Risk is tricky also because it’s a master of disguise. Even when we have a good understanding of a particular risk—such as market bubbles—they can still fool us. Not unlike viruses, market bubbles mutate. They always come back looking a little different each time. That allows them to slip through our defenses. That, in fact, is how I would characterize much of what happened in 2021, when all sorts of newfangled investments rose to prominence—SPACs, for example, and thousands of new crypto “currencies.”
Even today, despite cryptocurrencies’ volatile performance and lack of intrinsic value, I know many reasonable people who believe they are valid investments. Are they wrong? I think so. But we won’t really know until we have the benefit of hindsight. And that’s the problem. Investment bubbles are masters of disguise.
Given these challenges, what can you do to manage risk? Below are some suggestions:
First, don’t rely on any single measure of risk. In his book, Margin of Safety, hedge fund manager Seth Klarman wrote, “Risk simply cannot be described by a single number.” At the same time, though, I should be clear that I don’t view these quantitative risk measures as worthless. They each can help in their own way, but only as part of a mosaic.
In Against the Gods, the late Peter Bernstein addressed this topic. Share price volatility is a common yardstick for measuring risk, but it’s also been roundly criticized. Klarman put it plainly: “I find it preposterous that a single number could be thought to completely describe the risk in a security.” But Bernstein argues that volatility is a measure that’s good enough, even if it’s not perfect. “Statistical analysis confirms what intuition suggests: most of the time, an increase in volatility is associated with a decline in the price of an asset.” In other words, a risk measure doesn’t need to be perfect for it to be useful.
Second, use history to your advantage. Indeed, market downturns do carry a silver lining: They help us better understand the character of risk. What have we learned from the current cycle? In my view, it serves as a reminder that risks may recede but never go away entirely. Inflation, which had been dormant for 20 years, is a good example.
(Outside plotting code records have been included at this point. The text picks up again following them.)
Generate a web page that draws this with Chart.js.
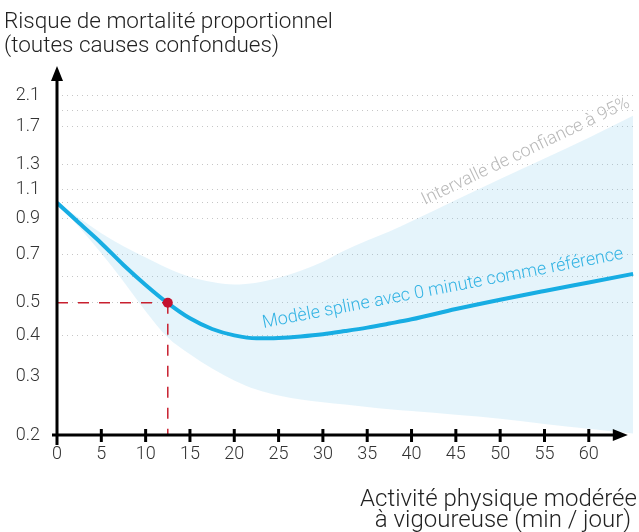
<!DOCTYPE html>
<html><head><meta charset="utf-8">
<script src="https://cdn.jsdelivr.net/npm/chart.js@4.4.1/dist/chart.umd.min.js"></script>
<style>html,body{margin:0;padding:0;background:#fff}#wrap{width:639px;height:532px;position:relative}</style>
</head><body><div id="wrap"><canvas id="c"></canvas></div>
<script>
// ---- data ----
const minutes     = [0, 2.5, 5, 7.5, 10, 12.5, 15, 17.5, 20, 22.5, 25, 27.5, 30, 32.5, 35, 37.5, 40, 45, 50, 55, 60, 65];
const splineRisk  = [1.0, 0.869, 0.756, 0.650, 0.566, 0.499, 0.449, 0.417, 0.399, 0.391, 0.392, 0.396, 0.402, 0.411, 0.421, 0.433, 0.446, 0.479, 0.511, 0.543, 0.576, 0.611];
const upperCI     = [1.0, 0.90, 0.81, 0.74, 0.685, 0.635, 0.598, 0.578, 0.568, 0.575, 0.595, 0.625, 0.665, 0.72, 0.77, 0.82, 0.88, 1.02, 1.18, 1.36, 1.57, 1.83];
const lowerCI     = [1.0, 0.845, 0.705, 0.58, 0.472, 0.393, 0.350, 0.317, 0.292, 0.274, 0.263, 0.256, 0.251, 0.247, 0.243, 0.239, 0.236, 0.23, 0.224, 0.216, 0.209, 0.202];
const yTickValues = [0.2, 0.3, 0.4, 0.5, 0.6, 0.7, 0.9, 1.0, 1.1, 1.3, 1.7, 1.9, 2.1];
const yTickLabels = ['0.2', '0.3', '0.4', '0.5', '', '0.7', '0.9', '', '1.1', '1.3', '1.7', '', '2.1'];
const xTickValues = [0, 5, 10, 15, 20, 25, 30, 35, 40, 45, 50, 55, 60];
const refMinutes  = 12.5;
const refRisk     = 0.5;
const yTitle      = ['Risque de mortalité proportionnel', '(toutes causes confondues)'];
const xTitle      = ['Activité physique modérée', 'à vigoureuse (min / jour)'];
const ciLabel     = 'Intervalle de confiance à 95%';
const splineLabel = 'Modèle spline avec 0 minute comme référence';

const pts = (ys) => minutes.map((m, i) => ({x: m, y: ys[i]}));
const FONT = 'Roboto';

const decor = {
  id: 'decor',
  afterDraw(chart) {
    const ctx = chart.ctx, xs = chart.scales.x, ys = chart.scales.y, ca = chart.chartArea;
    const x0 = xs.getPixelForValue(0), y0 = ys.getPixelForValue(ys.min);
    ctx.save();
    ctx.strokeStyle = '#000'; ctx.fillStyle = '#000'; ctx.lineWidth = 3; ctx.lineCap = 'butt';
    // y axis
    ctx.beginPath(); ctx.moveTo(x0, y0 + 10); ctx.lineTo(x0, ca.top + 14); ctx.stroke();
    ctx.beginPath(); ctx.moveTo(x0, ca.top + 1); ctx.lineTo(x0 - 6, ca.top + 16); ctx.lineTo(x0 + 6, ca.top + 16); ctx.closePath(); ctx.fill();
    // x axis
    const xEnd = xs.getPixelForValue(64.4);
    ctx.beginPath(); ctx.moveTo(x0 - 5, y0); ctx.lineTo(xEnd - 12, y0); ctx.stroke();
    ctx.beginPath(); ctx.moveTo(xEnd, y0); ctx.lineTo(xEnd - 15, y0 - 6); ctx.lineTo(xEnd - 15, y0 + 6); ctx.closePath(); ctx.fill();
    // x tick marks
    xTickValues.forEach(v => {
      if (v === 0) return;
      const px = xs.getPixelForValue(v);
      ctx.beginPath(); ctx.moveTo(px, y0 - 6); ctx.lineTo(px, y0 + 7); ctx.stroke();
    });
    // titles
    ctx.fillStyle = '#222';
    ctx.font = '300 22.5px ' + FONT;
    ctx.textAlign = 'left'; ctx.textBaseline = 'alphabetic';
    ctx.fillText(yTitle[0], 4, 28);
    ctx.fillText(yTitle[1], 4, 52);
    ctx.font = '300 24px ' + FONT;
    ctx.textAlign = 'center';
    ctx.fillText(xTitle[0], 498.5, 506);
    ctx.fillText(xTitle[1], 503, 527);
    // rotated labels
    ctx.textAlign = 'left';
    ctx.save();
    ctx.translate(xs.getPixelForValue(41.5), ys.getPixelForValue(0.985));
    ctx.rotate(-25.6 * Math.PI / 180);
    ctx.fillStyle = '#b9b9b9'; ctx.font = '300 18px ' + FONT;
    ctx.fillText(ciLabel, 0, 0);
    ctx.restore();
    ctx.save();
    ctx.translate(xs.getPixelForValue(23.3), ys.getPixelForValue(0.42));
    ctx.rotate(-10.9 * Math.PI / 180);
    ctx.fillStyle = '#35b4e4'; ctx.font = '300 18px ' + FONT;
    ctx.fillText(splineLabel, 0, 0);
    ctx.restore();
    ctx.restore();
  }
};

new Chart(document.getElementById('c'), {
  type: 'scatter',
  data: {
    datasets: [
      { label: 'upper', data: pts(upperCI), showLine: true, borderWidth: 0, pointRadius: 0, fill: false, cubicInterpolationMode: 'monotone', order: 5 },
      { label: 'lower', data: pts(lowerCI), showLine: true, borderWidth: 0, pointRadius: 0, fill: '-1', backgroundColor: 'rgba(125,200,235,0.2)', cubicInterpolationMode: 'monotone', order: 4 },
      { label: 'spline', data: pts(splineRisk), showLine: true, borderColor: '#17ade3', borderWidth: 4, pointRadius: 0, fill: false, cubicInterpolationMode: 'monotone', order: 2 },
      { label: 'hdash', data: [{x: 0, y: refRisk}, {x: refMinutes, y: refRisk}], showLine: true, borderColor: '#c8202f', borderWidth: 1.5, borderDash: [11, 10], pointRadius: 0, fill: false, order: 3 },
      { label: 'vdash', data: [{x: refMinutes, y: refRisk}, {x: refMinutes, y: 0.2}], showLine: true, borderColor: '#c8202f', borderWidth: 1.5, borderDash: [11, 10], pointRadius: 0, fill: false, order: 3 },
      { label: 'ref', data: [{x: refMinutes, y: refRisk}], showLine: false, pointRadius: 5, pointBackgroundColor: '#c4122f', pointBorderWidth: 0, order: 0 }
    ]
  },
  options: {
    responsive: true, maintainAspectRatio: false, animation: false,
    layout: { padding: { top: 65, left: 0, right: 0, bottom: 0 } },
    plugins: { legend: { display: false }, tooltip: { enabled: false }, title: { display: false } },
    scales: {
      x: {
        type: 'linear', min: 0, max: 65.1,
        afterBuildTicks: s => { s.ticks = xTickValues.map(v => ({value: v})); },
        afterFit: s => { s.height = 97; },
        grid: { display: false, drawTicks: false },
        border: { display: false },
        ticks: { padding: 9, color: '#333', font: { family: FONT, weight: '300', size: 18 }, callback: v => String(v) }
      },
      y: {
        type: 'logarithmic', min: 0.2, max: 2.6,
        afterBuildTicks: s => { s.ticks = yTickValues.map(v => ({value: v})); },
        afterFit: s => { s.width = 57; },
        grid: { drawTicks: false, lineWidth: 1, color: c => (c.tick && c.tick.value <= 0.3) ? 'rgba(0,0,0,0)' : '#c6c6c6' },
        border: { display: false, dash: [1, 4] },
        ticks: { padding: 17, color: '#333', font: { family: FONT, weight: '300', size: 18 },
          callback: v => { const i = yTickValues.indexOf(v); return i >= 0 ? yTickLabels[i] : ''; } }
      }
    }
  },
  plugins: [decor]
});
</script></body></html>
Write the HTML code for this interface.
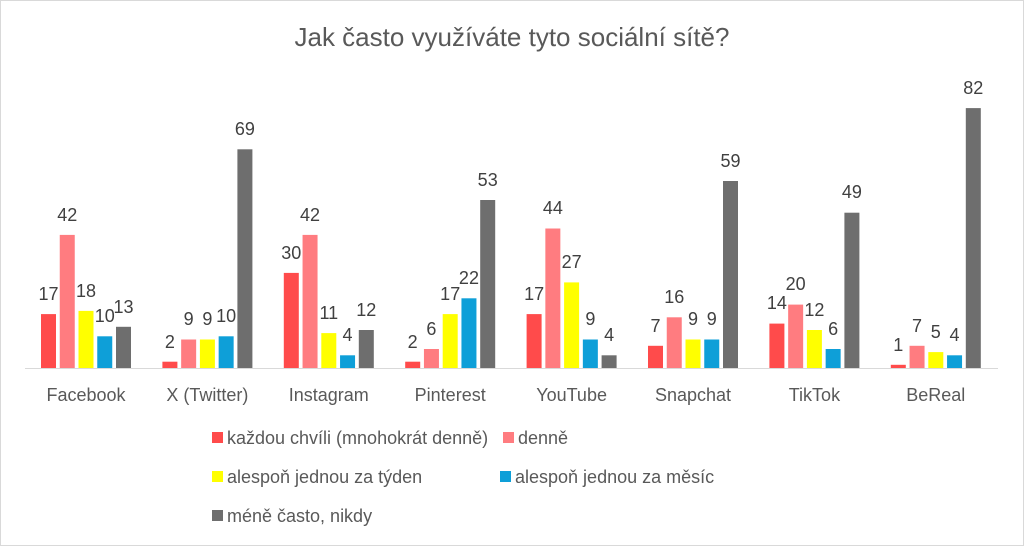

For that reason, in making a financial plan, it’s important not to dismiss any particular risk because it hasn’t happened recently. Everything has some probability, even if it’s low.
What else can you do? Recognize that risk is personal. In fact, an event that might be bad for one person might be positive for someone else—the state of the stock market, for example. If you’re in your working years, and regularly adding to your savings, market downturns are actually positive events. I always tell younger investors that they should be hoping for a downturn, because that will allow them to acquire shares at lower prices. Meanwhile, lower prices are the opposite of what retirees want to see.
Recognize, also, that some risks aren’t necessarily all good or all bad. Some market events are positive in some ways but negative in others. If you’re in retirement, for example, stock market downturns are generally negative. But suppose you’re looking to complete a Roth conversion or trying to move assets to the next generation in your family. In these cases, you’d benefit from a recession and lower asset prices.
Finally, try to maintain what I’ve called a “five minds” approach to investing. In evaluating risk, employ simultaneously the mindset of an optimist, a pessimist, an analyst, an economist and a psychologist. This balanced approach can help you navigate the landscape of risk.